设置将请求传输到被代理服务器的超时时间。只在两个连续的写操作之间设置超时,而不是整个请求的传输。如果代理服务器在这段时间内没有收到数据,连接将被关闭。
proxy_read_timeout default 60s
Defines a timeout for reading a response from the proxied server. The timeout is set only between two successive read operations, not for the transmission of the whole response. If the proxied server does not transmit anything within this time, the connection is closed.
定义从被代理服务器读取响应的超时。超时设置仅在两个连续的读取操作之间,而不是整个响应的传输。如果代理服务器在这段时间内没有传输数据,连接将被关闭。

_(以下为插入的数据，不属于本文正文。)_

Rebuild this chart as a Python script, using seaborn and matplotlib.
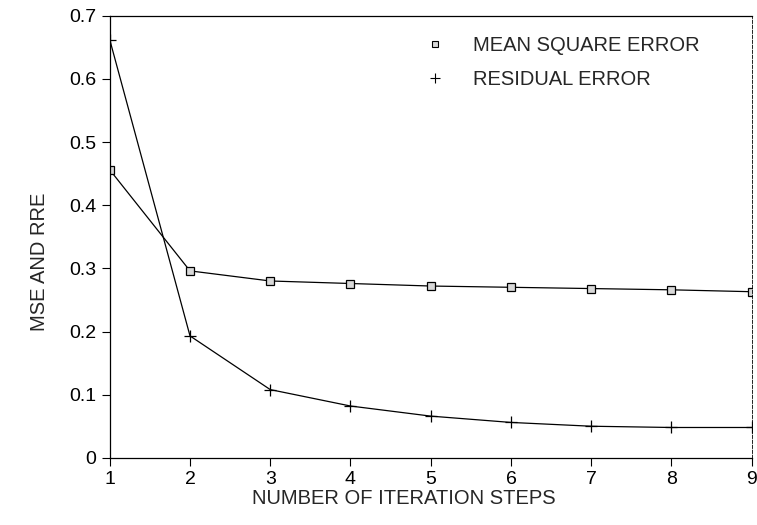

为什么不建议调大proxy_connect_timeout
- 生产环境中nginx和后端服务器一般是走内网通讯,正常情况下建链时间本来就不应该太长
- nginx开启的被动健康检查,过长的proxy_connect_timeout 会严重影响被动健康检查的效果
nginx的被动健康检查 (阅)
upstream upcheck { server 127.0.0.1:8000 max_fails=1 fail_timeout=10s ; } 这个一个默认的nginx被动健康检查的配置max_fails=1 fail_timeout=10s
这段的大致意思是10s内,这个节点的请求失败数超过1则会将其标记为down,下个10s内不会有新的请求到达该节点。详细的介绍大家可以去官网或者论坛去搜索,这里不再赘述。下面我着重讲一下proxy_conncet_timeout对他的影响。被动健康检查一个常见的场景就是当后端有台服务器宕机的时候,如果proxy_connect_timeout
设置为5s,5s后nginx和后端建链超时,该条请求被标记为失败,该节点被置为down。这样可以在一定程度上做到快速止损。而假如我们将proxy_connect_timeout
设置为60s,所有到达该节点的请求60s后才会因为超时剔除宕机节点。下面我做一个简单的实验来对比一下宕机情况下proxy_connect_timeout设置为5s和60s的区别
两组upstream都为2个节点,采用默认被动健康检查配置(max_fails=1
fail_timeout=10s),其中一个节点不可用(ping不通),关闭nginx重试,每秒请求一次,持续10分钟
nginx配置
server {
listen 80;
server_name _ ;
access_log /opt/log/ngx-lan_access.log main;
location = /upcheck {
proxy_next_upstream_tries 1;
proxy_connect_timeout 5s;
proxy_pass http://upcheck;
}
location = /upcheck2 {
proxy_next_upstream_tries 1;
proxy_connect_timeout 60s;
proxy_pass http://upcheck2;
}
upstream upcheck {
server 127.0.0.1:8500 max_fails=1 fail_timeout=10s ;
server 192.168.100.100:8500 max_fails=1 fail_timeout=10s ;
}
upstream upcheck2 {
server 127.0.0.1:8500 max_fails=1 fail_timeout=10s ;
server 192.168.100.100:8500 max_fails=1 fail_timeout=10s ;
}
}
用curl访问
for i in {1..600}; do curl http://127.0.0.1/upcheck -I > /dev/null 2>&1 & sleep 1; done
for i in {1..600}; do curl http://127.0.0.1/upcheck2 -I > /dev/null 2>&1 & sleep 1; done
然后统计一下这两组配置的200状态码
5s的这组 200状态码个数是 558
60s的这组 200状态码个数是 468